Student to deliver invited talk on future directions in deep reinforcement learning

Wilka Carvalho assesses what may be necessary to enable deep RL agents to become helpful companions in society.
CSE PhD student Wilka Cavalho identifies the features common to a successful model across different domains in machine learning, a key insight into how deep reinforcement learning can grow in the future.

CSE PhD student Wilka Carvalho won a competition to deliver an opinion talk at the Deep Reinforcement Learning (RL) Workshop at the Conference on Neural Information Processing Systems (NeurIPS 2021).
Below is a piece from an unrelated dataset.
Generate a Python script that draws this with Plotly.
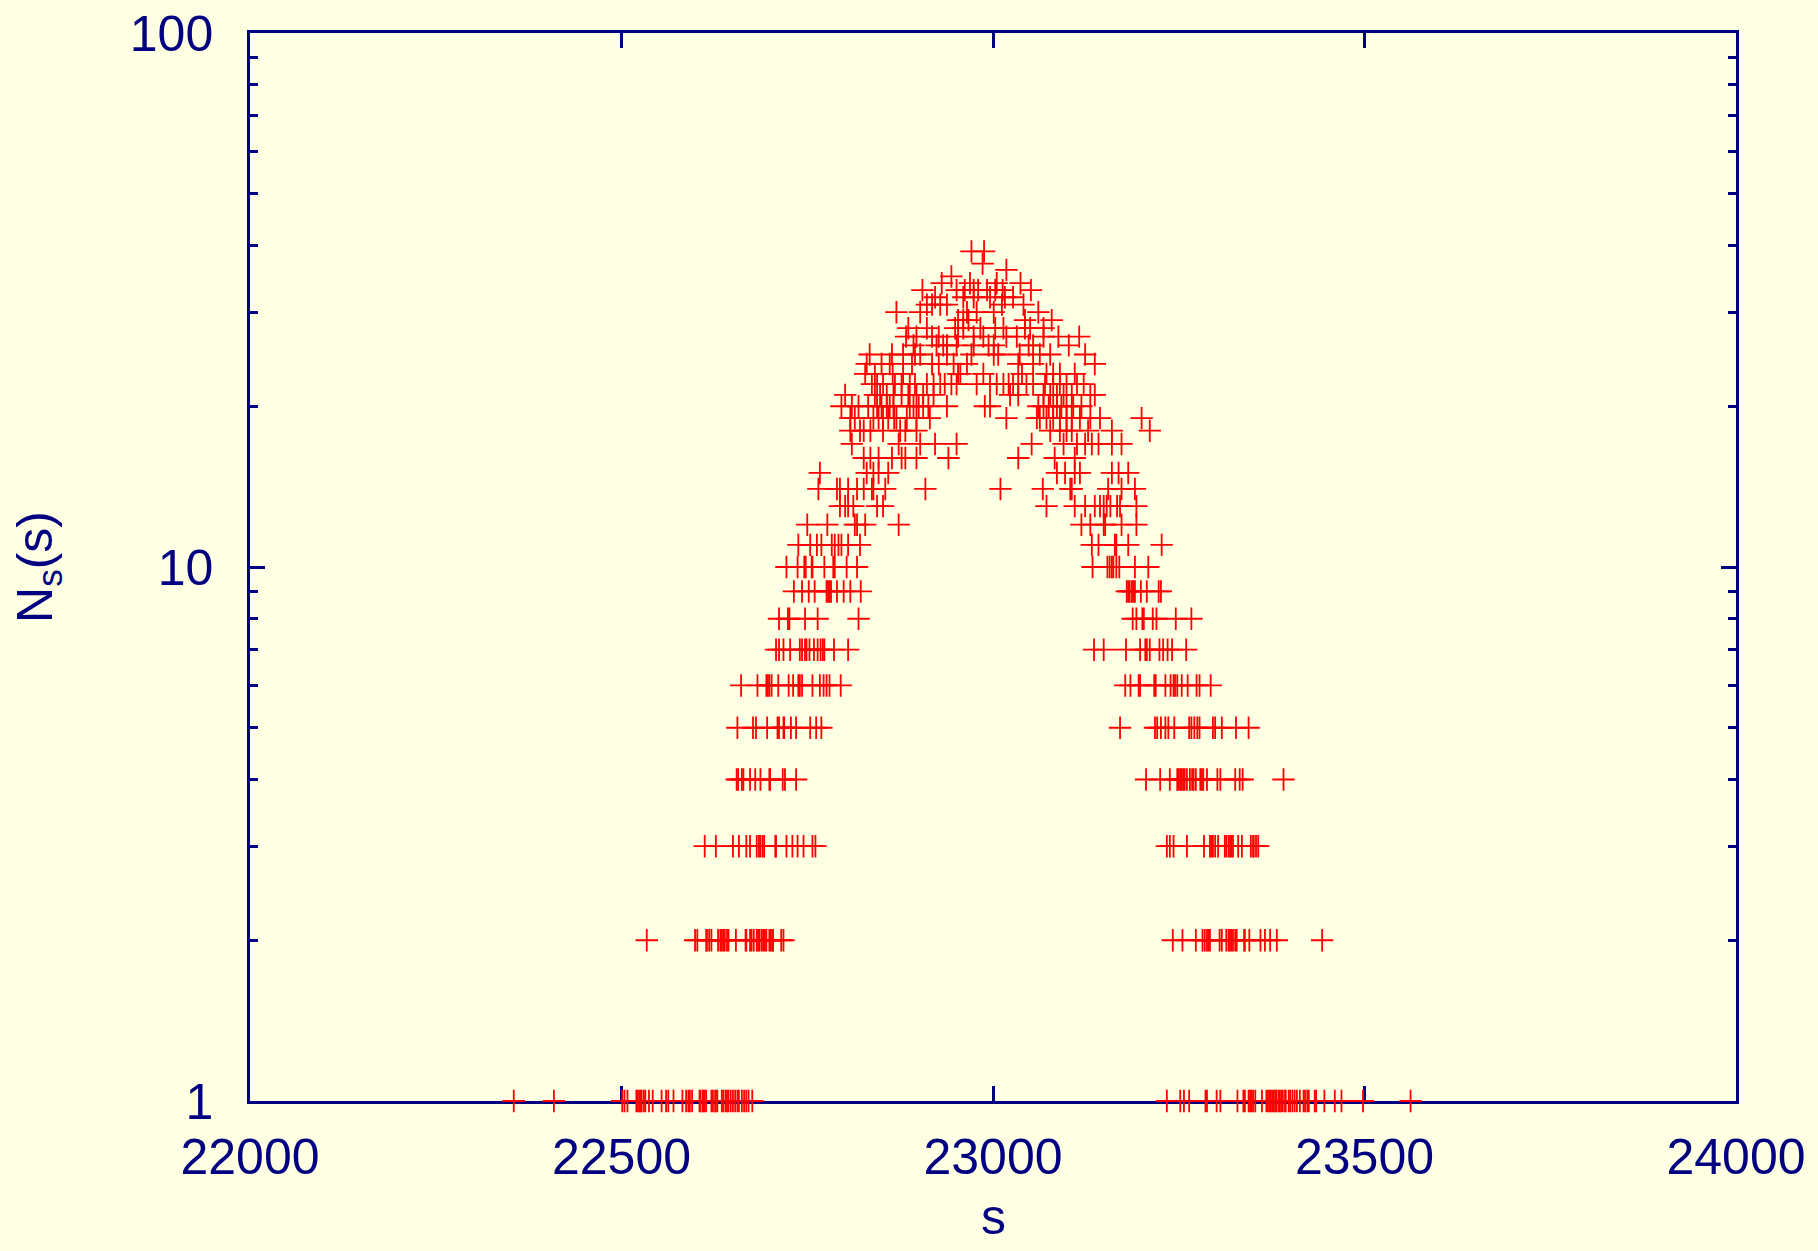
import plotly.graph_objects as go

# s values of the points, grouped by their N_s(s) level
s_n01 = [22355, 22409, 22501, 22504, 22508, 22520, 22522, 22524, 22526, 22527, 22530, 22532, 22537, 22542,
         22554, 22560, 22563, 22570, 22582, 22587, 22590, 22592, 22595, 22605, 22606, 22609, 22610, 22612,
         22614, 22621, 22623, 22626, 22627, 22629, 22635, 22637, 22640, 22642, 22644, 22647, 22650, 22653,
         22656, 22658, 22662, 22665, 22668, 22671, 22676,
         23234, 23252, 23257, 23264, 23286, 23288, 23301, 23306, 23329, 23337, 23339, 23344, 23346, 23348,
         23350, 23353, 23362, 23368, 23370, 23372, 23374, 23376, 23378, 23380, 23381, 23384, 23386, 23388,
         23390, 23393, 23394, 23398, 23400, 23403, 23406, 23409, 23413, 23418, 23420, 23423, 23425, 23433,
         23435, 23446, 23460, 23469, 23498, 23562]
s_n02 = [22534, 22599, 22602, 22614, 22615, 22618, 22621, 22630, 22633, 22635, 22637, 22639, 22642, 22644,
         22654, 22667, 22668, 22673, 22675, 22678, 22682, 22684, 22686, 22689, 22691, 22693, 22695, 22699,
         22701, 22703, 22704, 22715, 22718,
         23242, 23255, 23273, 23282, 23285, 23288, 23290, 23292, 23305, 23308, 23314, 23317, 23319, 23321,
         23323, 23326, 23328, 23338, 23339, 23345, 23360, 23366, 23373, 23382, 23443]
s_n03 = [22612, 22627, 22650, 22658, 22668, 22673, 22682, 22685, 22687, 22690, 22692, 22707, 22708, 22722,
         22730, 22737, 22745, 22757, 22761,
         23234, 23238, 23243, 23261, 23284, 23292, 23294, 23296, 23299, 23303, 23312, 23314, 23317, 23319,
         23321, 23323, 23330, 23335, 23347, 23350, 23351, 23354, 23357]
s_n04 = [22655, 22657, 22662, 22664, 22673, 22680, 22687, 22699, 22700, 22717, 22720, 22735,
         23206, 23225, 23238, 23248, 23250, 23252, 23254, 23256, 23258, 23261, 23265, 23268, 23270, 23273,
         23279, 23281, 23283, 23288, 23302, 23306, 23326, 23332, 23336, 23391]
s_n05 = [22656, 22677, 22681, 22696, 22710, 22712, 22718, 22719, 22728, 22735, 22754, 22762, 22769,
         23171, 23218, 23221, 23226, 23232, 23236, 23244, 23264, 23267, 23271, 23275, 23278, 23296, 23299,
         23308, 23327, 23344]
s_n06 = [22661, 22683, 22695, 22697, 22699, 22702, 22711, 22725, 22731, 22738, 22740, 22743, 22757, 22767,
         22772, 22776, 22780, 22795,
         23178, 23185, 23196, 23198, 23217, 23219, 23232, 23239, 23243, 23245, 23248, 23254, 23262, 23274,
         23278, 23293]
s_n07 = [22708, 22712, 22718, 22727, 22740, 22743, 22747, 22749, 22753, 22759, 22764, 22768, 22771, 22773,
         22786, 22805,
         23136, 23149, 23179, 23198, 23205, 23207, 23211, 23224, 23229, 23235, 23241, 23260]
s_n08 = [22712, 22724, 22726, 22747, 22764, 22819,
         23188, 23193, 23201, 23203, 23215, 23220, 23246, 23267]
s_n09 = [22732, 22743, 22752, 22760, 22776, 22778, 22780, 22782, 22790, 22799, 22808, 22822,
         23180, 23182, 23184, 23187, 23189, 23191, 23199, 23207, 23223, 23226]
s_n10 = [22722, 22737, 22746, 22748, 22756, 22757, 22773, 22785, 22787, 22803, 22817,
         23134, 23154, 23157, 23160, 23162, 23166, 23170, 23191, 23209]
s_n11 = [22738, 22754, 22763, 22769, 22783, 22787, 22792, 22796, 22805, 22821,
         23133, 23142, 23164, 23166, 23182, 23227]
s_n12 = [22750, 22777, 22814, 22817, 22828, 22873, 23119, 23131, 23149, 23151, 23173, 23193]
s_n13 = [22794, 22801, 22805, 22812, 22844, 22852, 23072, 23110, 23124, 23137, 23144, 23149, 23153, 23158,
         23167, 23171, 23193]
s_n14 = [22765, 22790, 22794, 22805, 22817, 22826, 22837, 22839, 22855, 22909, 23010, 23067, 23104, 23106,
         23155, 23173, 23191]
s_n15 = [22767, 22830, 22839, 22846, 22859, 23086, 23097, 23110, 23117, 23160, 23169, 23182]
s_n16 = [22826, 22835, 22846, 22864, 22877, 22882, 22897, 22940, 23034, 23083, 23110]
s_n17 = [22810, 22873, 22902, 22922, 22951, 23052, 23095, 23113, 23124, 23133, 23142, 23160, 23173]
s_n18 = [22808, 22821, 22826, 22835, 22852, 22875, 22882, 22897, 23077, 23090, 23099, 23106, 23128, 23160,
         23211]
s_n19 = [22808, 22814, 22839, 22846, 22852, 22859, 22867, 22870, 22884, 22897, 22915, 23018, 23059, 23063,
         23072, 23081, 23090, 23099, 23106, 23117, 23131, 23144, 23200]
s_n20 = [22796, 22810, 22819, 22832, 22844, 22850, 22857, 22861, 22866, 22888, 22893, 22900, 22906, 22913,
         22938, 22989, 22996, 23061, 23068, 23075, 23081, 23086, 23092, 23099, 23108, 23119]
s_n21 = [22801, 22841, 22848, 22857, 22866, 22877, 22886, 22897, 22906, 22920, 23023, 23034, 23068, 23077,
         23086, 23095, 23106, 23131, 23137]
s_n22 = [22837, 22844, 22852, 22868, 22877, 22888, 22895, 22911, 22920, 22929, 22935, 22944, 22951, 22978,
         22996, 23005, 23014, 23021, 23027, 23034, 23045, 23054, 23070, 23081, 23090, 23099, 23113, 23122]
s_n23 = [22828, 22841, 22865, 22879, 22953, 22956, 22987, 23039, 23072, 23081, 23090, 23110]
s_n24 = [22830, 22850, 22861, 22891, 22918, 22927, 22947, 22965, 23034, 23054, 23137]
s_n25 = [22834, 22864, 22879, 22895, 22902, 22938, 22971, 23001, 23007, 23036, 23063, 23077, 23124]
s_n26 = [22893, 22924, 22933, 22938, 22951, 22974, 22994, 23001, 23048, 23054, 23102]
s_n27 = [22883, 22897, 22918, 22927, 22953, 22974, 22987, 23018, 23032, 23068, 23088, 23116]
s_n28 = [22886, 22911, 22949, 22960, 22983, 23003, 23014, 23043, 23050, 23068]
s_n29 = [22953, 22960, 22967, 23043, 23079]
s_n30 = [22870, 22902, 22965, 22978, 23001, 23061]
s_n31 = [22911, 22918, 22929, 22938, 23012, 23041]
s_n32 = [22922, 22960, 22974, 22996, 23016, 23027]
s_n33 = [22905, 22951, 22962, 22974, 22980, 22992, 23003, 23013, 23051]
s_n34 = [22931, 22969, 23005, 23037]
s_n35 = [22944]
s_n36 = [23018]
s_n37 = [22986]
s_n39 = [22971, 22988]

levels = [(1, s_n01), (2, s_n02), (3, s_n03), (4, s_n04), (5, s_n05), (6, s_n06), (7, s_n07),
          (8, s_n08), (9, s_n09), (10, s_n10), (11, s_n11), (12, s_n12), (13, s_n13), (14, s_n14),
          (15, s_n15), (16, s_n16), (17, s_n17), (18, s_n18), (19, s_n19), (20, s_n20), (21, s_n21),
          (22, s_n22), (23, s_n23), (24, s_n24), (25, s_n25), (26, s_n26), (27, s_n27), (28, s_n28),
          (29, s_n29), (30, s_n30), (31, s_n31), (32, s_n32), (33, s_n33), (34, s_n34), (35, s_n35),
          (36, s_n36), (37, s_n37), (39, s_n39)]

x_ticks = [22000, 22500, 23000, 23500, 24000]
x_tick_text = ["22000", "22500", "23000", "23500", "24000"]
y_ticks = [1, 10, 100]
y_tick_text = ["1", "10", "100"]
y_minor = [2, 3, 4, 5, 6, 7, 8, 9, 20, 30, 40, 50, 60, 70, 80, 90]
x_title = "s"
y_title = "N<sub>s</sub>(s)"

xs, ys = [], []
for n, svals in levels:
    xs.extend(svals)
    ys.extend([n] * len(svals))

BG = "#ffffe4"
NAVY = "#000080"
FONT = "Liberation Sans, Arial, sans-serif"

fig = go.Figure()
fig.add_trace(go.Scatter(
    x=xs, y=ys, mode="markers",
    marker=dict(symbol="cross-thin", size=16, line=dict(width=1.8, color="#ff0000"), color="#ff0000"),
    cliponaxis=False, showlegend=False, hoverinfo="x+y",
))

fig.update_layout(
    width=1818, height=1251,
    margin=dict(l=250, r=82, t=33, b=150, autoexpand=False),
    paper_bgcolor=BG, plot_bgcolor=BG,
    font=dict(family=FONT, size=50, color=NAVY),
    showlegend=False,
)
fig.add_annotation(
    text=x_title, xref="paper", yref="paper", x=0.5, y=0, yshift=-116,
    xanchor="center", yanchor="middle", showarrow=False, font=dict(size=50, color=NAVY),
)
fig.update_xaxes(
    range=[22000, 24000], tickvals=x_ticks, ticktext=x_tick_text, ticks="inside", ticklen=15, tickwidth=2.5,
    tickcolor=NAVY, showline=True, linecolor=NAVY, linewidth=2.5, mirror="allticks",
    showgrid=False, zeroline=False, layer="below traces", ticklabelstandoff=10, automargin=False,
    tickfont=dict(size=50, color=NAVY),
)
fig.update_yaxes(
    type="log", range=[0, 2], tickvals=y_ticks, ticktext=y_tick_text, ticks="inside", ticklen=15,
    tickwidth=2.5, tickcolor=NAVY, showline=True, linecolor=NAVY, linewidth=2.5, mirror="allticks",
    showgrid=False, zeroline=False, layer="below traces", ticklabelstandoff=24, automargin=False,
    minor=dict(tickvals=y_minor, ticks="inside", ticklen=8, tickwidth=2.5, tickcolor=NAVY, showgrid=False),
    title=dict(text=y_title, standoff=62, font=dict(size=50, color=NAVY)),
    tickfont=dict(size=50, color=NAVY),
)

fig.write_html("out.html")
His talk explores the opportunities available in the field of deep RL to design agents that can recombine, or compose, their knowledge to generalize to new settings.

The Deep RL Workshop brings together researchers working at the intersection of deep learning and reinforcement learning in an effort to help interested researchers outside of the field gain a high-level view about the current state of the art and potential directions for future contributions.

Carvalho argues that the ability to discover what he refers to as composable primitive representations will play a key role in enabling deep RL agents to become helpful companions in society. Primitive representations are the basic building blocks of an agent or person’s knowledge of their environment. Composability means that these building blocks can be combined to enable us to perform new tasks in novel settings. For example, people can compose their knowledge of operating electronics with their knowledge of traversing terrains to use cellphones while on a hike, even if they’ve never done this before.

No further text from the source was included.